A couple of promising approaches I've seen are things like SingleStore or hydras.io [6], which both try to reconcile this gap between OLTP and OLAP in different ways. I'm rooting for the hydras team because they were on my YC batch and they're great :).
Another possible approach might be for the data application to manage writes in its own application database and then replicate writes to the underlying 'source of truth' (data warehouse?). This is basically what hydras tries to make easy, and it's how most businesses get their application data into the warehouse anyway (often using tools like debezium [7]). I guess I'm trying to say there's no new idea here, but having this kind of thing done by default in a first-class way, is interesting.
Once we start opening up our data to everyone, we are rapidly hit with the problem of controlling who can see what and when. Many organisations struggle with this, and I'm sure many would say that they want to do it better! This problem is amplified when we start talking about third-party applications touching our data. I think we can expect privacy laws and standards around data management to tighten over time, and so, making this work correctly is very important to the data application idea.

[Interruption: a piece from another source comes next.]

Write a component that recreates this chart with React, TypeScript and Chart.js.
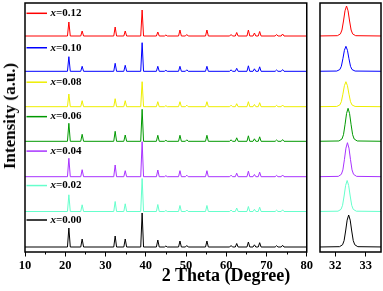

The solution to this is role-based access control (RBAC [10]), which is pervasive in the software world but not as much in the world of data. There are islands of sanity, however. If you’re on a full Google stack (Google Workspace and BigQuery), you’ve got it pretty good when it comes to RBAC. You can just say that “this column on this view is only visible to people in the Finance group,” and it all just works as people join and leave that group. Data access control that HR can manage without even knowing they’re managing it.
It's easy to see how any third-party application providing SSO via Google could leverage the same rules. Making that work “in general,” however, for customers on any stack and authenticating via Ethereum (or whatever is hot these days) is not easy.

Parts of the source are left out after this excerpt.